§ DO THIS
Output all entries verbatim. Skip pictures.

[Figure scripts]
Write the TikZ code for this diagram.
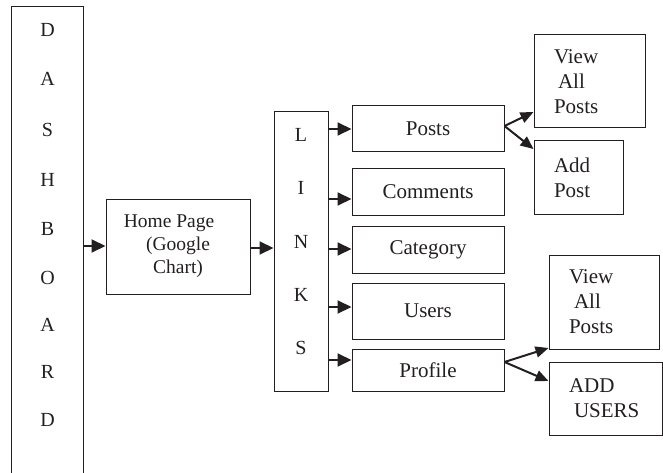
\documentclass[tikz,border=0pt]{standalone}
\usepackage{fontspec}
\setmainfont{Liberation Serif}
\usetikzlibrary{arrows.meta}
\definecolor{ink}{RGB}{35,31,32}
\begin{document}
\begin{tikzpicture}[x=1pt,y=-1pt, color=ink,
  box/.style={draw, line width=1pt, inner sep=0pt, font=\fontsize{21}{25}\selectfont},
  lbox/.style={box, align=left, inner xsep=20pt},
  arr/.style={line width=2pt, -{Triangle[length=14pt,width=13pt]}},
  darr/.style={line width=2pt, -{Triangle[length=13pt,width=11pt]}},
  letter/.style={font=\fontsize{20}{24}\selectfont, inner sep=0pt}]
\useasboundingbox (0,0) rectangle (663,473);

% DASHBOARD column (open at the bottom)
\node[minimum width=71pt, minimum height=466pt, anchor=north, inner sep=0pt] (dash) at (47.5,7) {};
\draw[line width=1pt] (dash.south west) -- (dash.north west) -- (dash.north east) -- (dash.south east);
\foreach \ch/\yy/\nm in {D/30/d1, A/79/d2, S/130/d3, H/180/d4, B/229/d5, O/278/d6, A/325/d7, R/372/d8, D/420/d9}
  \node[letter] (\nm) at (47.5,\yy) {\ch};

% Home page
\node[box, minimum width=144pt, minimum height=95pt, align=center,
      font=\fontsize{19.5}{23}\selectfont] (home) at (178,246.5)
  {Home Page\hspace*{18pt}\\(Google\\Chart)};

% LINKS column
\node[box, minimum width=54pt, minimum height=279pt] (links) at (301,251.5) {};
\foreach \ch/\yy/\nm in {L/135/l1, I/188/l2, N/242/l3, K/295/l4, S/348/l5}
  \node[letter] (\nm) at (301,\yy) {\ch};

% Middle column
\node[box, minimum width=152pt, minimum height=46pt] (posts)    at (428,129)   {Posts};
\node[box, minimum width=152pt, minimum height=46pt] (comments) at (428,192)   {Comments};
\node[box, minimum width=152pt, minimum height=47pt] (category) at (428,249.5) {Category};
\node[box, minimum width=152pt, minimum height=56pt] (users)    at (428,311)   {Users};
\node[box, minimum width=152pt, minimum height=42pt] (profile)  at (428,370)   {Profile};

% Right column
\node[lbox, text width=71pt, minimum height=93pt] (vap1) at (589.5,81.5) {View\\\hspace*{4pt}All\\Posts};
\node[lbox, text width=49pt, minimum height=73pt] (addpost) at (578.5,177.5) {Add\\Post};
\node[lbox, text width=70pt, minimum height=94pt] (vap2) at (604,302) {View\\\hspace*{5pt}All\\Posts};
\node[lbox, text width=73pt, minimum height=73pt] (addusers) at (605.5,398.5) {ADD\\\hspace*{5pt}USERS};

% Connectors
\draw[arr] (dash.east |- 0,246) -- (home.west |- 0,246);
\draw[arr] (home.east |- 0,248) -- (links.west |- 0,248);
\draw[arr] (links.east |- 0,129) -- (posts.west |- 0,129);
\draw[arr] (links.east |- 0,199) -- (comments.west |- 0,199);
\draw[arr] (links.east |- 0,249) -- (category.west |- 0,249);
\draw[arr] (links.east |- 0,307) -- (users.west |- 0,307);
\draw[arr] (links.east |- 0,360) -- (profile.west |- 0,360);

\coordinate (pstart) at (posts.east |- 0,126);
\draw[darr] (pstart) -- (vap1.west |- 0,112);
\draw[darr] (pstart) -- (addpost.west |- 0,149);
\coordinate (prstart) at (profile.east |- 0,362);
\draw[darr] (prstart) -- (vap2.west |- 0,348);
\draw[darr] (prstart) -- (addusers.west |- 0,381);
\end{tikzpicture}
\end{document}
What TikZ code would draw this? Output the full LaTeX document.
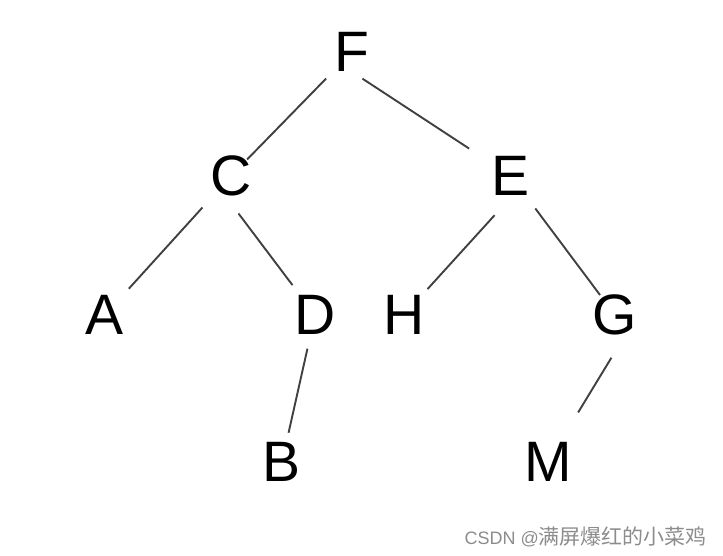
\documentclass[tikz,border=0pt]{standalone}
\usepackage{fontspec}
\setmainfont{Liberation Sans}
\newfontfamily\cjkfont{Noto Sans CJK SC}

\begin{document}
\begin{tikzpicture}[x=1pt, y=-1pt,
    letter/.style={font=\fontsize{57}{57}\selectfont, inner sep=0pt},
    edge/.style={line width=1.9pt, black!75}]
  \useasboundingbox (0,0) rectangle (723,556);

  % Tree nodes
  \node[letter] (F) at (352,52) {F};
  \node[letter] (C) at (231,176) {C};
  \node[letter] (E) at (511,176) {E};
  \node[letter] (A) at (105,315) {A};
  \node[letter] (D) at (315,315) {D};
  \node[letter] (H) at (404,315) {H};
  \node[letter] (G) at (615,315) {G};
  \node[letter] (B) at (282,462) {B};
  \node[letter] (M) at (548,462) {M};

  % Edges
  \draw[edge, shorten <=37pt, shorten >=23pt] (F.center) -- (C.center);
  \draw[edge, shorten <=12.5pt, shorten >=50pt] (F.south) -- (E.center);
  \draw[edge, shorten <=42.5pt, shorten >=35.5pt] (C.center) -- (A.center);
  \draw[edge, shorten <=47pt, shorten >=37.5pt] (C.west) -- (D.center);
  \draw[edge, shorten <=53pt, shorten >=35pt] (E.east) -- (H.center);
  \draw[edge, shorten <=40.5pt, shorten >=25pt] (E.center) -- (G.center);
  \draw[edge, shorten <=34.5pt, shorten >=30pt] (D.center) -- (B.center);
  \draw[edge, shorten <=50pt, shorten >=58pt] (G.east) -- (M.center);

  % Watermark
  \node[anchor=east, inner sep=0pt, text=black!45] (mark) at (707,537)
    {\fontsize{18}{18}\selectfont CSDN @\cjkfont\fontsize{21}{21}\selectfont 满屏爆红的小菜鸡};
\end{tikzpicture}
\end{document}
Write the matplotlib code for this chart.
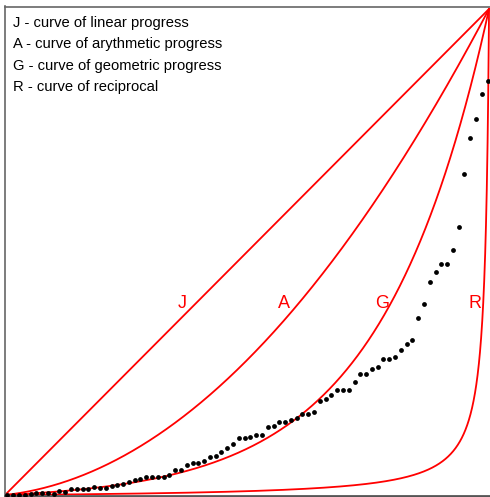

§ ANSWER
Write the TikZ code for this diagram.
\documentclass[tikz,border=0pt]{standalone}
\usepackage{fontspec}
\setmainfont{Liberation Serif}
\usetikzlibrary{arrows.meta}
\definecolor{ink}{RGB}{35,31,32}
\begin{document}
\begin{tikzpicture}[x=1pt,y=-1pt, color=ink,
  box/.style={draw, line width=1pt, inner sep=0pt, font=\fontsize{21}{25}\selectfont},
  lbox/.style={box, align=left, inner xsep=20pt},
  arr/.style={line width=2pt, -{Triangle[length=14pt,width=13pt]}},
  darr/.style={line width=2pt, -{Triangle[length=13pt,width=11pt]}},
  letter/.style={font=\fontsize{20}{24}\selectfont, inner sep=0pt}]
\useasboundingbox (0,0) rectangle (663,473);

% DASHBOARD column (open at the bottom)
\node[minimum width=71pt, minimum height=466pt, anchor=north, inner sep=0pt] (dash) at (47.5,7) {};
\draw[line width=1pt] (dash.south west) -- (dash.north west) -- (dash.north east) -- (dash.south east);
\foreach \ch/\yy/\nm in {D/30/d1, A/79/d2, S/130/d3, H/180/d4, B/229/d5, O/278/d6, A/325/d7, R/372/d8, D/420/d9}
  \node[letter] (\nm) at (47.5,\yy) {\ch};

% Home page
\node[box, minimum width=144pt, minimum height=95pt, align=center,
      font=\fontsize{19.5}{23}\selectfont] (home) at (178,246.5)
  {Home Page\hspace*{18pt}\\(Google\\Chart)};

% LINKS column
\node[box, minimum width=54pt, minimum height=279pt] (links) at (301,251.5) {};
\foreach \ch/\yy/\nm in {L/135/l1, I/188/l2, N/242/l3, K/295/l4, S/348/l5}
  \node[letter] (\nm) at (301,\yy) {\ch};

% Middle column
\node[box, minimum width=152pt, minimum height=46pt] (posts)    at (428,129)   {Posts};
\node[box, minimum width=152pt, minimum height=46pt] (comments) at (428,192)   {Comments};
\node[box, minimum width=152pt, minimum height=47pt] (category) at (428,249.5) {Category};
\node[box, minimum width=152pt, minimum height=56pt] (users)    at (428,311)   {Users};
\node[box, minimum width=152pt, minimum height=42pt] (profile)  at (428,370)   {Profile};

% Right column
\node[lbox, text width=71pt, minimum height=93pt] (vap1) at (589.5,81.5) {View\\\hspace*{4pt}All\\Posts};
\node[lbox, text width=49pt, minimum height=73pt] (addpost) at (578.5,177.5) {Add\\Post};
\node[lbox, text width=70pt, minimum height=94pt] (vap2) at (604,302) {View\\\hspace*{5pt}All\\Posts};
\node[lbox, text width=73pt, minimum height=73pt] (addusers) at (605.5,398.5) {ADD\\\hspace*{5pt}USERS};

% Connectors
\draw[arr] (dash.east |- 0,246) -- (home.west |- 0,246);
\draw[arr] (home.east |- 0,248) -- (links.west |- 0,248);
\draw[arr] (links.east |- 0,129) -- (posts.west |- 0,129);
\draw[arr] (links.east |- 0,199) -- (comments.west |- 0,199);
\draw[arr] (links.east |- 0,249) -- (category.west |- 0,249);
\draw[arr] (links.east |- 0,307) -- (users.west |- 0,307);
\draw[arr] (links.east |- 0,360) -- (profile.west |- 0,360);

\coordinate (pstart) at (posts.east |- 0,126);
\draw[darr] (pstart) -- (vap1.west |- 0,112);
\draw[darr] (pstart) -- (addpost.west |- 0,149);
\coordinate (prstart) at (profile.east |- 0,362);
\draw[darr] (prstart) -- (vap2.west |- 0,348);
\draw[darr] (prstart) -- (addusers.west |- 0,381);
\end{tikzpicture}
\end{document}
What TikZ code would draw this? Output the full LaTeX document.
\documentclass[tikz,border=0pt]{standalone}
\usepackage{fontspec}
\setmainfont{Liberation Sans}
\newfontfamily\cjkfont{Noto Sans CJK SC}

\begin{document}
\begin{tikzpicture}[x=1pt, y=-1pt,
    letter/.style={font=\fontsize{57}{57}\selectfont, inner sep=0pt},
    edge/.style={line width=1.9pt, black!75}]
  \useasboundingbox (0,0) rectangle (723,556);

  % Tree nodes
  \node[letter] (F) at (352,52) {F};
  \node[letter] (C) at (231,176) {C};
  \node[letter] (E) at (511,176) {E};
  \node[letter] (A) at (105,315) {A};
  \node[letter] (D) at (315,315) {D};
  \node[letter] (H) at (404,315) {H};
  \node[letter] (G) at (615,315) {G};
  \node[letter] (B) at (282,462) {B};
  \node[letter] (M) at (548,462) {M};

  % Edges
  \draw[edge, shorten <=37pt, shorten >=23pt] (F.center) -- (C.center);
  \draw[edge, shorten <=12.5pt, shorten >=50pt] (F.south) -- (E.center);
  \draw[edge, shorten <=42.5pt, shorten >=35.5pt] (C.center) -- (A.center);
  \draw[edge, shorten <=47pt, shorten >=37.5pt] (C.west) -- (D.center);
  \draw[edge, shorten <=53pt, shorten >=35pt] (E.east) -- (H.center);
  \draw[edge, shorten <=40.5pt, shorten >=25pt] (E.center) -- (G.center);
  \draw[edge, shorten <=34.5pt, shorten >=30pt] (D.center) -- (B.center);
  \draw[edge, shorten <=50pt, shorten >=58pt] (G.east) -- (M.center);

  % Watermark
  \node[anchor=east, inner sep=0pt, text=black!45] (mark) at (707,537)
    {\fontsize{18}{18}\selectfont CSDN @\cjkfont\fontsize{21}{21}\selectfont 满屏爆红的小菜鸡};
\end{tikzpicture}
\end{document}
Write the matplotlib code for this chart.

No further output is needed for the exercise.